» What to work on
Copy exactly, leaving out every image, the lines from the one with "Generate a web" through the one with "var seriesNames = ['All", inclusive.

(Rows from a dataset of charts and code)
····················
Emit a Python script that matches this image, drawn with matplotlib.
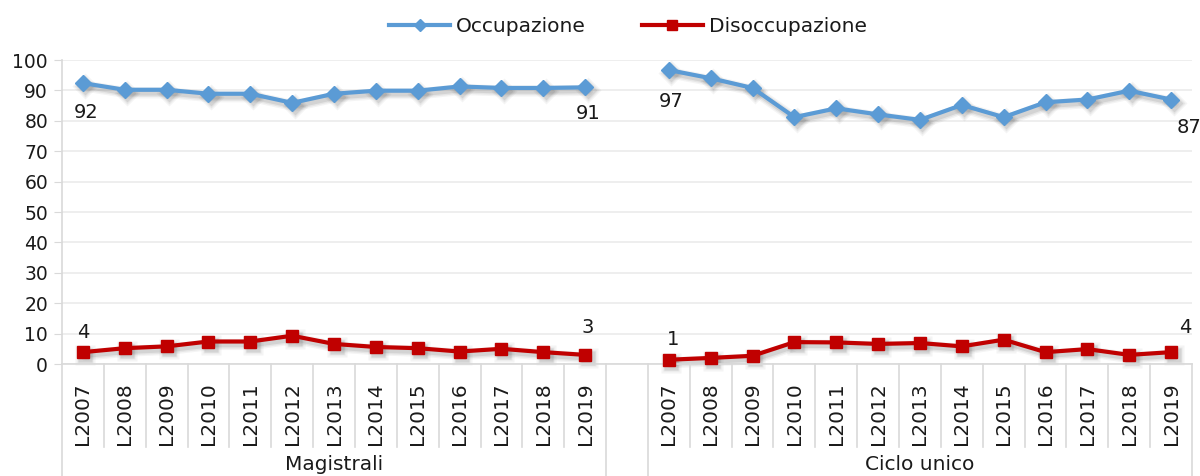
import matplotlib
matplotlib.use("Agg")
import matplotlib.pyplot as plt
from matplotlib.lines import Line2D
import matplotlib.transforms as mtransforms

plt.rcParams['font.family'] = ['DejaVu Sans']

years = ["L2007", "L2008", "L2009", "L2010", "L2011", "L2012", "L2013",
         "L2014", "L2015", "L2016", "L2017", "L2018", "L2019"]
groups = ["Magistrali", "Ciclo unico"]

occ_magistrali = [92.4, 90.2, 90.2, 88.9, 88.9, 85.9, 88.9, 89.9, 89.9, 91.3, 90.8, 90.8, 91.0]
dis_magistrali = [3.9, 5.2, 5.8, 7.4, 7.4, 9.3, 6.6, 5.6, 5.2, 4.1, 5.0, 3.9, 3.0]
occ_ciclo = [96.7, 94.0, 90.8, 81.2, 84.1, 82.1, 80.3, 85.2, 81.2, 86.1, 87.0, 89.9, 87.0]
dis_ciclo = [1.4, 2.0, 2.7, 7.2, 7.1, 6.6, 6.9, 5.8, 8.0, 3.9, 4.9, 3.0, 3.9]

label_occ = ["92", "91", "97", "87"]
label_dis = ["4", "3", "1", "4"]

BLUE = "#5B9BD5"
RED = "#C00000"
GRID = "#EBEBEB"
AXC = "#D9D9D9"
TXT = "#1a1a1a"

W, H = 1200, 476
fig = plt.figure(figsize=(W / 100, H / 100), dpi=100)
left, right, top, bottom = 62, 1192, 60, 364
ax = fig.add_axes([left / W, 1 - bottom / H, (right - left) / W, (bottom - top) / H])

n = len(years)
x_mag = list(range(n))
x_cic = [n + 1 + i for i in range(n)]

shadow_tr = mtransforms.offset_copy(ax.transData, fig=fig, x=2.5, y=-3.0, units='dots')

def draw(xs, ys, color, marker, ms):
    for lw_add, a in ((5, 0.05), (3, 0.07), (1, 0.10)):
        ax.plot(xs, ys, color='#303030', lw=3 + lw_add, alpha=a, marker=marker,
                ms=ms + lw_add, mfc='#303030', mec='none', transform=shadow_tr,
                clip_on=False, zorder=2, solid_capstyle='round', solid_joinstyle='round')
    ax.plot(xs, ys, color=color, lw=3, marker=marker, ms=ms, mfc=color, mec=color,
            clip_on=False, zorder=3, solid_capstyle='round', solid_joinstyle='round')

draw(x_mag, occ_magistrali, BLUE, 'D', 8.5)
draw(x_cic, occ_ciclo, BLUE, 'D', 8.5)
draw(x_mag, dis_magistrali, RED, 's', 9)
draw(x_cic, dis_ciclo, RED, 's', 9)

ax.set_xlim(-0.5, 2 * n + 0.5)
ax.set_ylim(0, 100)
ax.set_yticks(range(0, 101, 10))
ax.yaxis.grid(True, color=GRID, lw=1.2)
ax.set_axisbelow(True)
ax.tick_params(axis='y', length=6, color=AXC, labelsize=13.5, pad=4, labelcolor=TXT)
ax.set_xticks([])
for s in ['top', 'right']:
    ax.spines[s].set_visible(False)
for s in ['left', 'bottom']:
    ax.spines[s].set_color(AXC)
    ax.spines[s].set_linewidth(1.2)

trans = mtransforms.blended_transform_factory(ax.transData, ax.transAxes)
axh = bottom - top
short = -(447 - bottom) / axh
full = -(H - bottom) / axh

for k in range(2 * n + 2):
    xb = k - 0.5
    is_group = k in (0, n, n + 1, 2 * n + 1)
    y1 = full if is_group else short
    ax.add_line(Line2D([xb, xb], [0, y1], transform=trans, color=AXC, lw=1.2, clip_on=False))

ylab = -(414 - bottom) / axh
for xs in (x_mag, x_cic):
    for xi, yr in zip(xs, years):
        ax.text(xi, ylab, yr, transform=trans, rotation=90, ha='center', va='center',
                fontsize=14.5, color=TXT)

gy = -(464 - bottom) / axh
ax.text((n - 1) / 2, gy, groups[0], transform=trans, ha='center', va='center', fontsize=14.5, color=TXT)
ax.text(n + 1 + (n - 1) / 2, gy, groups[1], transform=trans, ha='center', va='center', fontsize=14.5, color=TXT)

# data labels (offsets in pixels from the point)
fs = 14
def lab(x, y, s, dx, dy, ha, va):
    ax.annotate(s, (x, y), xytext=(dx * 0.72, dy * 0.72), textcoords='offset points',
                ha=ha, va=va, fontsize=fs, color=TXT, annotation_clip=False)

lab(x_mag[0], occ_magistrali[0], label_occ[0], 3, -20, 'center', 'top')
lab(x_mag[-1], occ_magistrali[-1], label_occ[1], 3, -17, 'center', 'top')
lab(x_cic[0], occ_ciclo[0], label_occ[2], 2, -22, 'center', 'top')
lab(x_cic[-1], occ_ciclo[-1], label_occ[3], 6, -18, 'left', 'top')
lab(x_mag[0], dis_magistrali[0], label_dis[0], 0, 10, 'center', 'bottom')
lab(x_mag[-1], dis_magistrali[-1], label_dis[1], 3, 18, 'center', 'bottom')
lab(x_cic[0], dis_ciclo[0], label_dis[2], 4, 11, 'center', 'bottom')
lab(x_cic[-1], dis_ciclo[-1], label_dis[3], 14, 15, 'center', 'bottom')

handles = [Line2D([], [], color=BLUE, lw=3, marker='D', ms=6.5, mfc=BLUE, mec=BLUE),
           Line2D([], [], color=RED, lw=3, marker='s', ms=7.5, mfc=RED, mec=RED)]
fig.legend(handles, ["Occupazione", "Disoccupazione"], loc='center', bbox_to_anchor=(628 / W, 1 - 27 / H),
           ncol=2, frameon=False, fontsize=14.5, handlelength=3.0, columnspacing=2.8, handletextpad=0.3,
           labelcolor=TXT)

fig.savefig("out.png", dpi=100)
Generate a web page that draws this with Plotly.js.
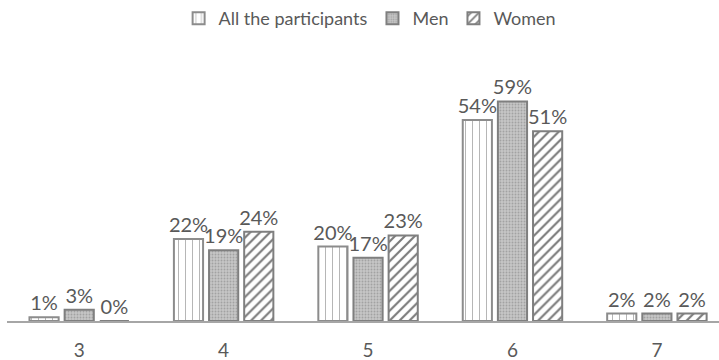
<!DOCTYPE html>
<html>
<head>
<meta charset="utf-8">
<script src="https://cdn.plot.ly/plotly-3.0.1.min.js"></script>
<style>
  html, body { margin: 0; padding: 0; background: #fff; }
  #chart { width: 719px; height: 360px; }
</style>
</head>
<body>
<div id="chart"></div>
<script>
// Scores on the scale
var categories = ['3', '4', '5', '6', '7'];
// Share of respondents per score (%)
var allParticipants = [1, 22, 20, 54, 2];
var men = [3, 19, 17, 59, 2];
var women = [0, 24, 23, 51, 2];
var seriesNames = ['All the participants', 'Men', 'Women'];

var textColor = '#595959';
var fontFamily = 'Lato, "Open Sans", sans-serif';
var labelFont = { family: fontFamily, size: 20, color: textColor };

function barTrace(name, values, fill, pattern, line) {
  return {
    type: 'bar',
    name: name,
    x: categories,
    y: values,
    text: values.map(function (v) { return v + '%'; }),
    textposition: 'outside',
    textfont: labelFont,
    constraintext: 'none',
    cliponaxis: false,
    hoverinfo: 'skip',
    marker: {
      color: fill,
      pattern: pattern,
      line: { color: line, width: 2 }
    }
  };
}

var data = [
  barTrace(seriesNames[0], allParticipants, '#ffffff',
    { shape: '|', fgcolor: '#b4b4b4', bgcolor: '#ffffff', size: 7, solidity: 0.14, fillmode: 'replace' },
    '#8c8c8c'),
  barTrace(seriesNames[1], men, '#bdbdbd',
    { shape: '.', fgcolor: '#a2a2a2', bgcolor: '#c6c6c6', size: 3, solidity: 0.3, fillmode: 'replace' },
    '#7f7f7f'),
  barTrace(seriesNames[2], women, '#ffffff',
    { shape: '/', fgcolor: '#7a7a7a', bgcolor: '#ffffff', size: 7, solidity: 0.3, fillmode: 'replace' },
    '#7f7f7f')
];

var layout = {
  width: 719,
  height: 360,
  margin: { l: 7, r: 0, t: 40, b: 39 },
  paper_bgcolor: '#ffffff',
  plot_bgcolor: '#ffffff',
  barmode: 'group',
  bargap: 0.27,
  bargroupgap: 0.17,
  showlegend: true,
  legend: {
    orientation: 'h',
    x: 0.51, xanchor: 'center',
    y: 1.0, yanchor: 'top',
    yref: 'container',
    font: { family: fontFamily, size: 18, color: textColor },
    itemwidth: 30,
    tracegroupgap: 0
  },
  xaxis: {
    type: 'category',
    range: [-0.5, 4.43],
    showline: true,
    linecolor: '#a6a6a6',
    linewidth: 1.5,
    showgrid: false,
    zeroline: false,
    ticks: '',
    tickfont: { family: fontFamily, size: 19, color: textColor },
    ticklabelstandoff: 12
  },
  yaxis: {
    range: [0, 75.5],
    visible: false,
    showgrid: false,
    zeroline: false
  }
};

Plotly.newPlot('chart', data, layout, { displayModeBar: false, staticPlot: true });
</script>
</body>
</html>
····················
» Exercise response
Generate a web page that draws this with Plotly.js.
<!DOCTYPE html>
<html>
<head>
<meta charset="utf-8">
<script src="https://cdn.plot.ly/plotly-3.0.1.min.js"></script>
<style>
  html, body { margin: 0; padding: 0; background: #fff; }
  #chart { width: 719px; height: 360px; }
</style>
</head>
<body>
<div id="chart"></div>
<script>
// Scores on the scale
var categories = ['3', '4', '5', '6', '7'];
// Share of respondents per score (%)
var allParticipants = [1, 22, 20, 54, 2];
var men = [3, 19, 17, 59, 2];
var women = [0, 24, 23, 51, 2];
var seriesNames = ['All the participants', 'Men', 'Women'];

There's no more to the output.